Where is it prescribed, what one should eat, and why? All food and drink is pure. Why? Food has always been available and each person eats it without considering the source. Thus we are informed that however it may have been obtained it should be regarded as pure and eaten. There are however, two kinds of people whose food should be proscribed. The first is the person who lives heedless of the Guru. Never take food from him. The second is he who, having provided food, claims that ‘so-and-so ate here with me’. [Food from] any other person is pure, whether he be Hindu, Muslim, or anything else. Wherever you find an absence of pretension or enmity, there everything may be legitimately eaten and drunk. The worst food of all is form the person who eats without regard for the Guru. 1.

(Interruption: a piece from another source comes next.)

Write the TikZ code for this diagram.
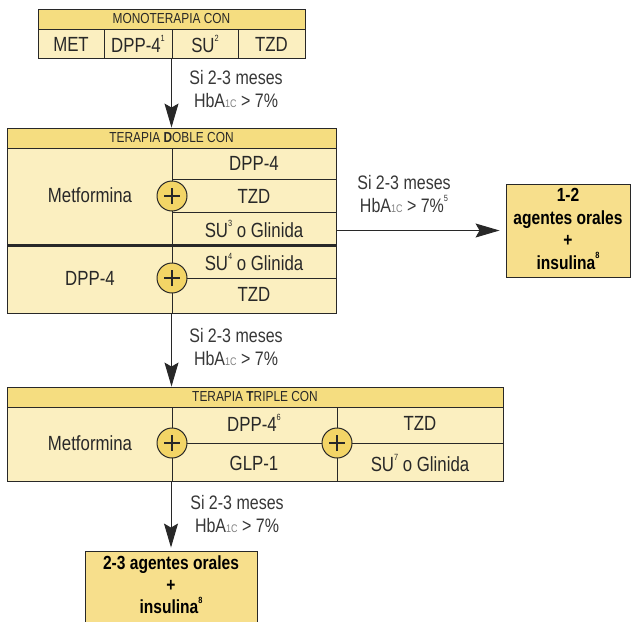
\documentclass[tikz,border=0pt]{standalone}
\usepackage{fontspec}
\setmainfont[FakeStretch=0.82]{Liberation Sans}
\usetikzlibrary{arrows.meta}
\definecolor{hdr}{RGB}{245,221,128}
\definecolor{bodyc}{RGB}{251,239,192}
\definecolor{fin}{RGB}{247,223,140}
\definecolor{circ}{RGB}{243,213,102}
\definecolor{ink}{RGB}{40,40,40}
\definecolor{lbl}{RGB}{55,55,55}
\newcommand\fsz[2]{\fontsize{#1}{#2}\selectfont}
\newcommand\supr[1]{\raisebox{0.55em}{\fsz{9}{9}#1}}
\newcommand\hba{HbA{\color{gray}\fsz{11}{11}1C}}
\begin{document}
\begin{tikzpicture}[x=1pt,y=-1pt,
  box/.style={draw=ink, line width=0.9pt, inner sep=0, fill=bodyc},
  hdrbox/.style={draw=ink, line width=0.9pt, inner sep=0, fill=hdr, text=ink, font=\fsz{14.5}{16}},
  cell/.style={inner sep=0, text=ink, font=\fsz{20.5}{22}},
  lab/.style={align=center, inner sep=0, text=lbl, font=\fsz{19.5}{23}},
  finbox/.style={draw=ink, line width=0.9pt, fill=fin, inner sep=0},
  fintext/.style={align=center, inner sep=0, text=black, font=\bfseries\fsz{19}{22.5}},
  ln/.style={draw=ink, line width=0.9pt},
  arr/.style={draw=ink, line width=1pt, -{Stealth[length=24pt,width=14pt,inset=4pt]}},
  plus/.style={circle, draw=ink, fill=circ, line width=1pt, minimum size=30pt, inner sep=0,
    path picture={\draw[ink, line width=1.8pt]
      ([xshift=-8pt]path picture bounding box.center) -- ([xshift=8pt]path picture bounding box.center)
      ([yshift=-8pt]path picture bounding box.center) -- ([yshift=8pt]path picture bounding box.center);}}
]
\useasboundingbox (0,0) rectangle (631,621);

% ---------- Monoterapia ----------
\node[box, minimum width=267pt, minimum height=49pt] (mono) at (171.5,33.5) {};
\node[hdrbox, minimum width=267pt, minimum height=20pt] (monoh) at (171.5,19) {MONOTERAPIA CON};
\draw[ln] (104,29) -- (104,58) (172,29) -- (172,58) (238,29) -- (238,58);
\node[cell] (met) at (71,44) {MET};
\node[cell] (dpp1) at (138,44) {DPP-4\supr{1}};
\node[cell] (su1) at (205,44) {SU\supr{2}};
\node[cell] (tzd1) at (271.5,44) {TZD};

% ---------- Terapia doble ----------
\node[box, minimum width=329pt, minimum height=185pt] (doble) at (171.5,220.5) {};
\node[hdrbox, minimum width=329pt, minimum height=20pt] (dobleh) at (171.5,138) {TERAPIA {\bfseries D}OBLE CON};
\draw[ln] (172,148) -- (172,313)
  (172,179) -- (336,179) (172,212) -- (336,212) (172,278) -- (336,278);
\draw[draw=ink, line width=3pt] (7,245) -- (336,245);
\node[plus] (p1) at (172,196) {};
\node[plus] (p2) at (172,278) {};
\node[cell] (metf1) at (90,195) {Metformina};
\node[cell] (d2a) at (254,163) {DPP-4};
\node[cell] (d2b) at (254,196) {TZD};
\node[cell] (d2c) at (254,229) {SU\supr{3} o Glinida};
\node[cell] (dpp2) at (90,278) {DPP-4};
\node[cell] (d2d) at (254,262) {SU\supr{4} o Glinida};
\node[cell] (d2e) at (254,294) {TZD};

% ---------- Terapia triple ----------
\node[box, minimum width=496pt, minimum height=94pt] (triple) at (255,434) {};
\node[hdrbox, minimum width=496pt, minimum height=20pt] (tripleh) at (255,397) {TERAPIA {\bfseries T}RIPLE CON};
\draw[ln] (172,407) -- (172,481) (337,407) -- (337,481) (172,443) -- (503,443);
\node[plus] (p3) at (172,443) {};
\node[plus] (p4) at (337,443) {};
\node[cell] (metf3) at (90,443) {Metformina};
\node[cell] (t1) at (254,423) {DPP-4\supr{6}};
\node[cell] (t2) at (254,463) {GLP-1};
\node[cell] (t3) at (420,423) {TZD};
\node[cell] (t4) at (420,463) {SU\supr{7} o Glinida};

% ---------- Final boxes ----------
\node[finbox, minimum width=124pt, minimum height=93pt] (fin1) at (568,230.5) {};
\node[fintext] (fin1t) at (568,229) {1-2\\agentes orales\\+\\insulina\supr{\bfseries 8}};
\node[finbox, minimum width=172pt, minimum height=90pt] (fin2) at (171,596) {};
\node[fintext, anchor=north, font=\bfseries\fsz{19}{22}] (fin2t) at (171,556) {2-3 agentes orales\\+\\insulina\supr{\bfseries 8}};

% ---------- Arrows ----------
\draw[arr] (mono.south) -- (doble.north);
\draw[arr] (doble.south) -- (doble.south |- triple.north);
\draw[arr, shorten >=6pt] (fin1.west -| doble.east) -- (fin1.west);
\draw[arr, shorten >=3pt] (triple.south -| fin2.north) -- (fin2.north);

% ---------- Labels ----------
\node[lab] (l1) at (236,89) {Si 2-3 meses\\\hba\ > 7\%};
\node[lab] (l2) at (404,194) {Si 2-3 meses\\\hba\ > 7\%\supr{5}};
\node[lab] (l3) at (236,347) {Si 2-3 meses\\\hba\ > 7\%};
\node[lab] (l4) at (237,514) {Si 2-3 meses\\\hba\ > 7\%};
\end{tikzpicture}
\end{document}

If having left [the place of] your own community (panth) to visit another, you should encounter people from other places engaged in worldly occupations, follow the commensal rule [stated above]. What should you do if you are not invited to eat? If that should happen, say [to your host]: ‘Will your cook provide me with food from the common pot or should I make my own arrangements?’ He may reply: ‘You must eat from what I have in my house. Share my food with me.’ [Rest assured that such] food is pure and there can be no objection [to eating it], though as long as possible, you should avoid that place. 2.

Here is one other exception. Do not eat food that someone has offered to his particular god or goddess. Such food fouls one’s understanding. As poison works on the body, so does food offered to favoured divinities corrupt the mind and destroy all sense of truth. It is as if a woman married to one man should eat the leavings of some strange man. She would be guilty of gross misdemeanour. Food offered to any save only the one true Sri Guru Akaal Purakh is prohibited and must not be eaten. 3.